This year, the federal government, states, counties, and cities were once again active in enacting workplace laws that created new requirements for firms to comply with, most of which aimed to protect workers.
2023 was a busy year for changes to work laws, by all accounts. The amount of change that human resource professionals have to deal with is made worse by the increasing geographic mobility of workers, state and municipal governments, and busy federal regulators.
It is much more frequent across sectors to have one or more employees working in states other than the primary place(s) of business.
In light of this, employers must be informed about developments in various countries and prepared for any changes that may arise in 2024. The following are some important employment law changes to prepare for in 2024!
Department of Labour (DOL) Proposed Rule on Overtime Requirements
The DOL has proposed raising the wage threshold for overtime exemptions from $684 per week to $1,059 per week (or $55,068 yearly).
Employees in executive, administrative, or professional roles are eligible for overtime pay if their weekly salary is less than $1,059 and the law is implemented as planned.
Additionally, the DOL has suggested raising the annual income threshold for highly paid workers from $107,432 to $143,988, with automatic updates to these compensation adjustments occurring every three years based on current wage data.
Sergey Dvorkin, owner of Flex who operates in the US and Canada says: “It is advisable for employers to take into account the criteria when starting performance evaluations, pay analyses, and bonus objectives and figures, since these adjustments may take effect in the spring or summer of 2024.
A thorough and well-thought-out pay scheme is crucial since these changes will also affect other jobs.”
There are a few possibilities available: positions can be modified to remove the exemption and restrict overtime; the performance process or yearly adjustments may be postponed; bonuses could be utilized less often or for smaller amounts as more compensation will be needed for base pay.
Many Changes to State Laws
Jonathan Rosenfeld, owner of Rosenfeld Injury Lawyers says: “Significant modifications have been made to employment legislation in a number of states.
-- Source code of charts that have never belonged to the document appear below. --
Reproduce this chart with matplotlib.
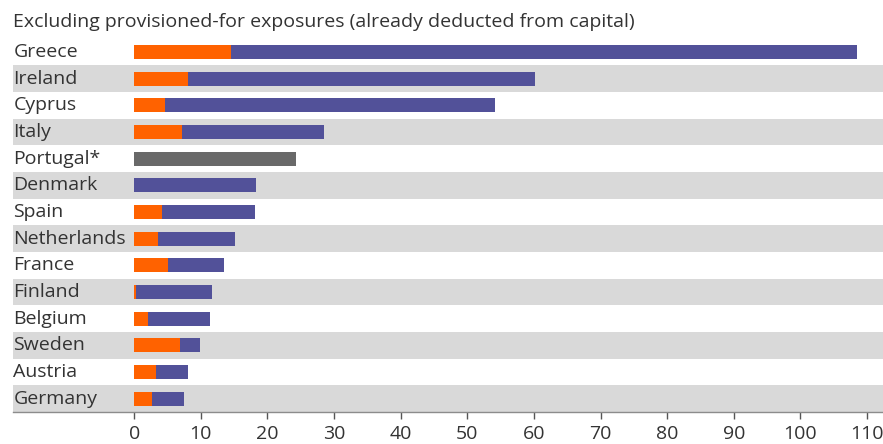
import matplotlib
matplotlib.use("Agg")
import matplotlib.pyplot as plt
import numpy as np

countries = ["Greece", "Ireland", "Cyprus", "Italy", "Portugal*", "Denmark", "Spain",
             "Netherlands", "France", "Finland", "Belgium", "Sweden", "Austria", "Germany"]
orange_vals = [14.6, 8.0, 4.6, 7.1, 0.0, 0.0, 4.2, 3.6, 5.1, 0.3, 2.1, 6.9, 3.3, 2.7]
purple_vals = [93.9, 52.2, 49.6, 21.4, 0.0, 18.3, 14.0, 11.6, 8.3, 11.3, 9.3, 2.9, 4.8, 4.8]
gray_vals = [0, 0, 0, 0, 24.3, 0, 0, 0, 0, 0, 0, 0, 0, 0]
xticks = [0, 10, 20, 30, 40, 50, 60, 70, 80, 90, 100, 110]
title = "Excluding provisioned-for exposures (already deducted from capital)"

ORANGE = "#FF6200"
PURPLE = "#525199"
GRAY = "#696969"
STRIPE = "#D9D9D9"
TEXT = "#333333"

plt.rcParams['font.family'] = ['Open Sans', 'DejaVu Sans']

fig = plt.figure(figsize=(8.83, 4.44), dpi=100)
ax = fig.add_axes([13/883, (444-412)/444, 870/883, (412-38.7)/444])

n = len(countries)
y = np.arange(n)
for i in range(n):
    if i % 2 == 1:
        ax.axhspan(i - 0.5, i + 0.5, color=STRIPE, zorder=0, lw=0)

h = 0.53
ax.barh(y, orange_vals, height=h, color=ORANGE, zorder=2)
ax.barh(y, purple_vals, left=orange_vals, height=h, color=PURPLE, zorder=2)
ax.barh(y, gray_vals, height=h, color=GRAY, zorder=2)

xmin, xmax = -18.2, 112.4
ax.set_xlim(xmin, xmax)
ax.set_ylim(n - 0.5, -0.5)

for i, c in enumerate(countries):
    ax.text(xmin + 0.05, i, c, ha="left", va="center", fontsize=14, color=TEXT, zorder=3)

ax.set_yticks([])
ax.set_xticks(xticks)
ax.set_xticklabels([str(t) for t in xticks], fontsize=14, color=TEXT)
ax.tick_params(axis="x", length=5, width=1, color="#555555", pad=4)
for s in ["top", "right", "left"]:
    ax.spines[s].set_visible(False)
ax.spines["bottom"].set_color("#8C8C8C")
ax.spines["bottom"].set_linewidth(1)

fig.text(13/883, 1 - 22/444, title, ha="left", va="center", fontsize=14, color=TEXT)

fig.savefig("out.png", dpi=100)
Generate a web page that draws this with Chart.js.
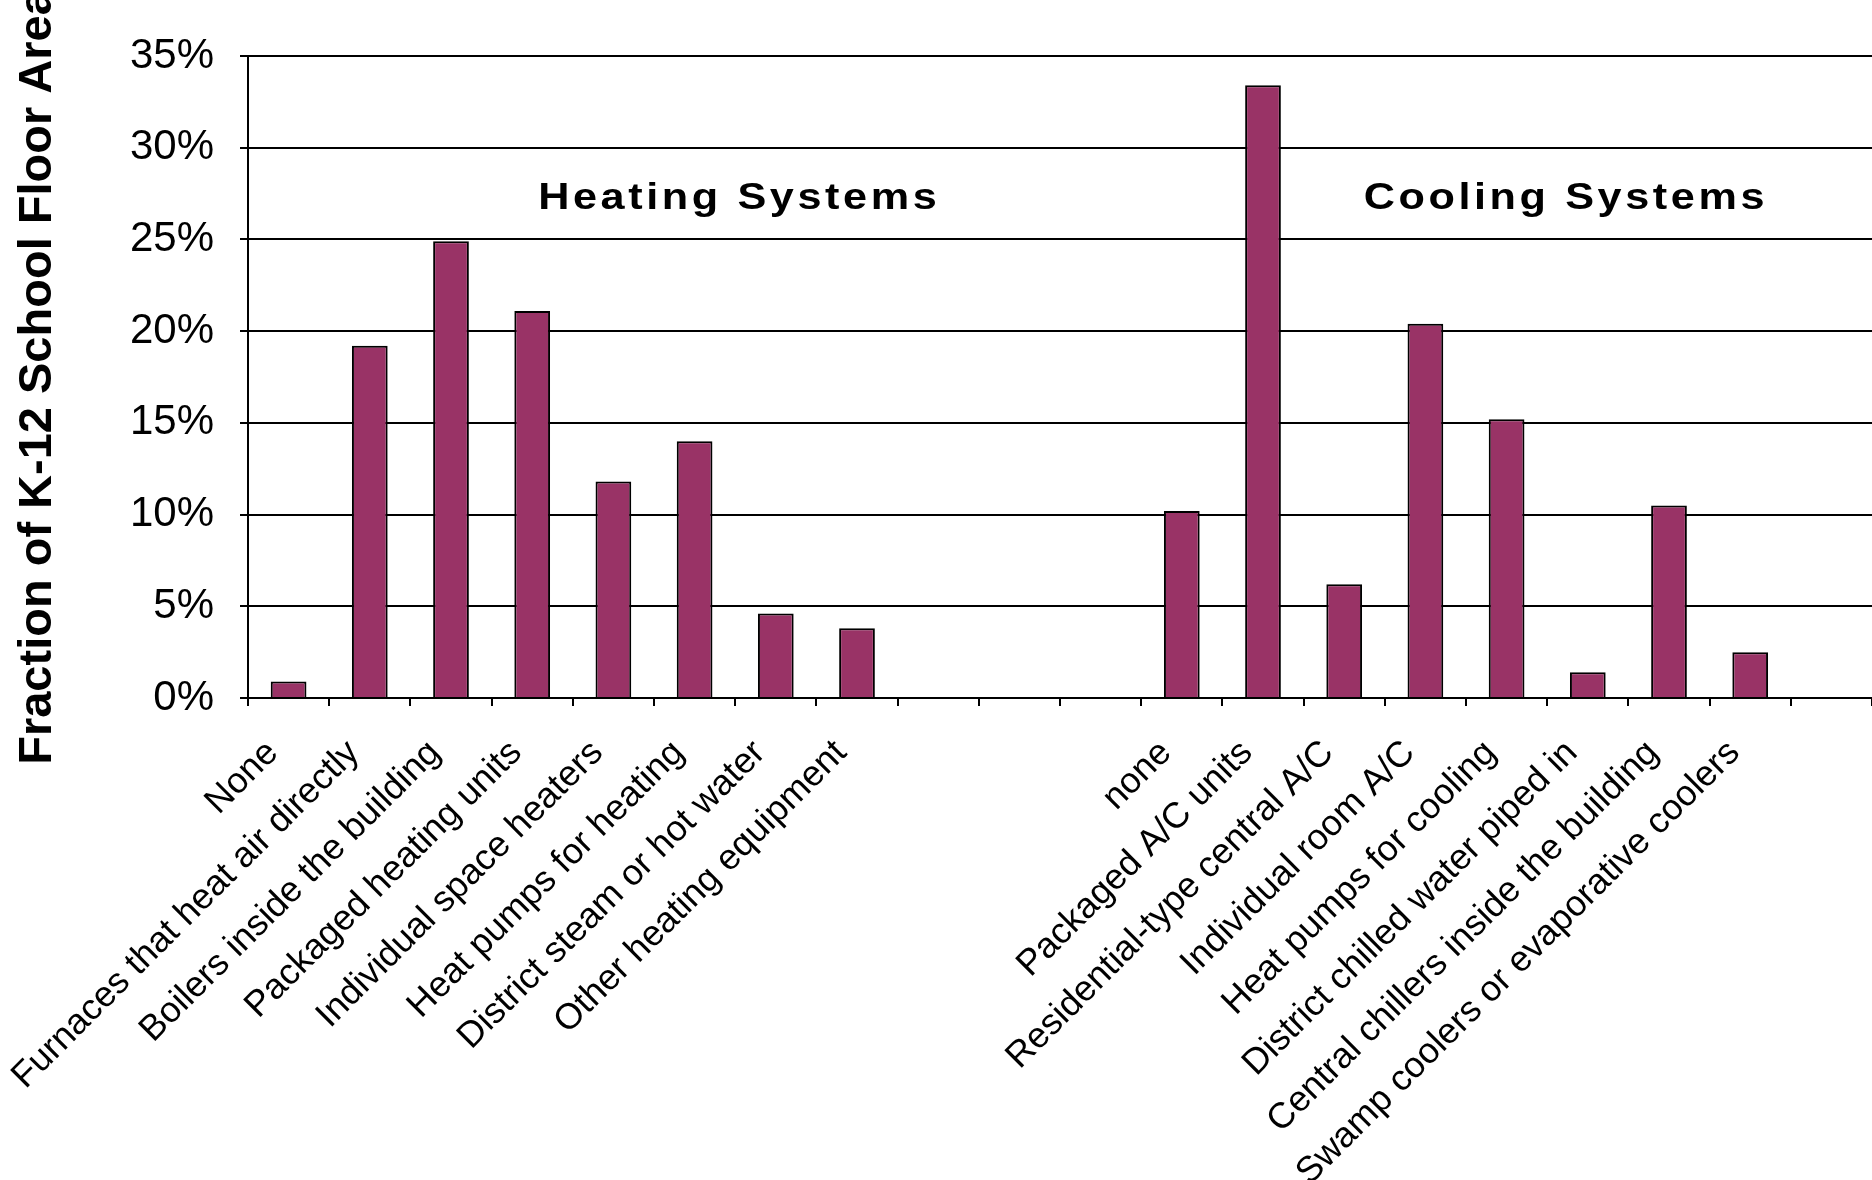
<!DOCTYPE html>
<html>
<head>
<meta charset="utf-8">
<script src="https://cdn.jsdelivr.net/npm/chart.js@4"></script>
<style>
  html, body { margin: 0; padding: 0; background: #fff; }
  #wrap { width: 1872px; height: 1180px; }
</style>
</head>
<body>
<div id="wrap"><canvas id="myChart"></canvas></div>
<script>
  const heatingLabels = ['None', 'Furnaces that heat air directly', 'Boilers inside the building',
    'Packaged heating units', 'Individual space heaters', 'Heat pumps for heating',
    'District steam or hot water', 'Other heating equipment'];
  const heatingValues = [0.9, 19.2, 24.9, 21.1, 11.8, 14.0, 4.6, 3.8];

  const coolingLabels = ['none', 'Packaged A/C units', 'Residential-type central A/C',
    'Individual room A/C', 'Heat pumps for cooling', 'District chilled water piped in',
    'Central chillers inside the building', 'Swamp coolers or evaporative coolers'];
  const coolingValues = [10.2, 33.4, 6.2, 20.4, 15.2, 1.4, 10.5, 2.5];

  const yTicks = [0, 5, 10, 15, 20, 25, 30, 35];
  const groupTitles = ['Heating Systems', 'Cooling Systems'];

  // empty slots between the two groups and after the last one
  const gap = ['', '', ''];
  const labels = [...heatingLabels, ...gap, ...coolingLabels, ''];
  const values = [...heatingValues, null, null, null, ...coolingValues, null];

  const FONT = '"Liberation Sans", Arial, sans-serif';

  // group headings block (text is a bit stretched sideways like the original)
  const groupHeadings = {
    id: 'groupHeadings',
    afterDatasetsDraw(chart) {
      const { ctx, scales: { x, y } } = chart;
      const spots = [[5.55, 27.2], [15.73, 27.2]];
      spots.forEach(([i, v], k) => {
        ctx.save();
        ctx.translate(x.getPixelForValue(i), y.getPixelForValue(v));
        ctx.scale(1.2, 1);
        ctx.font = 'bold 36px ' + FONT;
        ctx.letterSpacing = '3px';
        ctx.fillStyle = '#000';
        ctx.textAlign = 'center';
        ctx.textBaseline = 'middle';
        ctx.fillText(groupTitles[k], 0, 0);
        ctx.restore();
      });
    }
  };

  const config = {
    type: 'bar',
    data: {
      labels,
      datasets: [{
        data: values,
        backgroundColor: '#993366',
        borderColor: '#000',
        borderWidth: 2,
        barPercentage: 0.44,
        categoryPercentage: 1
      }]
    },
    options: {
      responsive: true,
      maintainAspectRatio: false,
      animation: false,
      events: [],
      layout: { padding: { top: 56, left: 0, right: 0, bottom: 0 } },
      plugins: {
        legend: { display: false },
        tooltip: { enabled: false }
      },
      scales: {
        x: {
          grid: { display: true, drawOnChartArea: false, drawTicks: true, tickLength: 8, color: '#000', lineWidth: 2, offset: true },
          border: { display: true, color: '#000', width: 2 },
          ticks: {
            autoSkip: false, minRotation: 45, maxRotation: 45, padding: 26, labelOffset: -16,
            color: '#000', font: { family: FONT, size: 36 }
          },
          afterFit(scale) {
            scale.height = 482;
            scale.paddingLeft = 0;
            scale.paddingRight = 0;
          }
        },
        y: {
          min: 0,
          max: 35,
          afterBuildTicks(scale) { scale.ticks = yTicks.map(v => ({ value: v })); },
          ticks: {
            callback: v => v + '%', padding: 26,
            color: '#000', font: { family: FONT, size: 42 }
          },
          grid: { color: '#000', lineWidth: 2, tickLength: 8, drawTicks: true },
          border: { color: '#000', width: 2 },
          title: {
            display: true, text: 'Fraction of K-12 School Floor Area', padding: { top: 10, bottom: 0 },
            color: '#000', font: { family: FONT, size: 47, weight: 'bold' }
          },
          afterFit(scale) { scale.width = 248; }
        }
      }
    },
    plugins: [groupHeadings]
  };

  const myChart = new Chart(document.getElementById('myChart'), config);
</script>
</body>
</html>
For instance, Illinois implemented paid time off for almost all workers.
Colorado revised its legislation to, among other things, tighten rules on nonsolicitation agreements, include marital status as a protected employment category, and redefine the standard for sexual harassment.
Many other states, like Ohio, have legalized marijuana for recreational use, which may have significant ramifications for all companies in those areas.
Employers should now make a list of the states in which their staff members reside. Speak with your legal counsel to make sure that all of your employee states are met by your rules, handbooks, and procedures.
For instance, 80% of your personnel may live in places where paid sick leave is not mandated, but the other 20% may work from Illinois.
The new paid leave laws in Illinois should be taken into account when modifying your policies, as well as if you want to apply the same rules to all employees.”
A Minimum Wage Of $16 Per Hour In (California)
Harrison Tang, owner of Spokeo, a California-based company states: “California will continue to lead the way as other states adopt a $15 minimum wage. They noticed the $15 and, in true California manner, boosted it by $1.
Jan. 1 is the start date for all firms, regardless of size, to implement the $16 minimum wage.
Furthermore, you need to consider that this increases the minimum income barrier for your exempt employees in addition to having an impact on your hourly workers. Currently, it amounts to $66,560 annually.
Additionally, there are greater minimum salaries in certain California areas, and companies need to be aware of industry-specific regulations. For example, the state establishes different pay criteria for healthcare staff.”
Safe and paid time off in (California)
Tommy Mello, owner of A1 Garage says: “Employees in California will soon have a broad right to paid sick and safe leave of five days or forty hours, whichever is more.
Companies need to make sure their employees are using their time off for authorized purposes.
Local regulations may also overlap or even contradict this obligation, therefore before imposing documentation requirements or disciplinary action on an employee for not providing it, employers should get legal advice.
Employers should take special notice of the law’s provision for leave due to the health condition of someone they select as their “designated person.”
It’s not necessary to have a conventional family bond.”
The FTC’s Plan to Regulate Non-Compete Agreements
The Federal Trade Commission (“Commission”) published a Notice of Proposed Rulemaking in January 2023 with the goal of nullifying current non-compete clauses and forbidding companies from negotiating such clauses with employees in the future.
The Chamber of Commerce has threatened legal action against the idea, and Commissioner Christine S. Wilson has voiced a persuasive solo dissent, among other points of contention surrounding it.
The Commission will analyze more than 25,000 public comments before taking a final decision on the plan in April 2024.
Companies have to think about going over the terms of their employment contracts with both present and past workers to see how the new regulation would affect them.
States are also aggressively policing the terms of employment contracts. California’s new legislation is comparable to the Commission’s proposed regulation.
Effective January 1, 2024, California employers are forbidden from entering into non-compete agreements with employees and from enforcing existing agreements, regardless of where or when the agreement was executed, despite the fact that traditional non-compete agreements have long been void under California case law.
Put otherwise, it is illegal for any employer, past or present, to try to enforce a non-compete agreement in the state of California.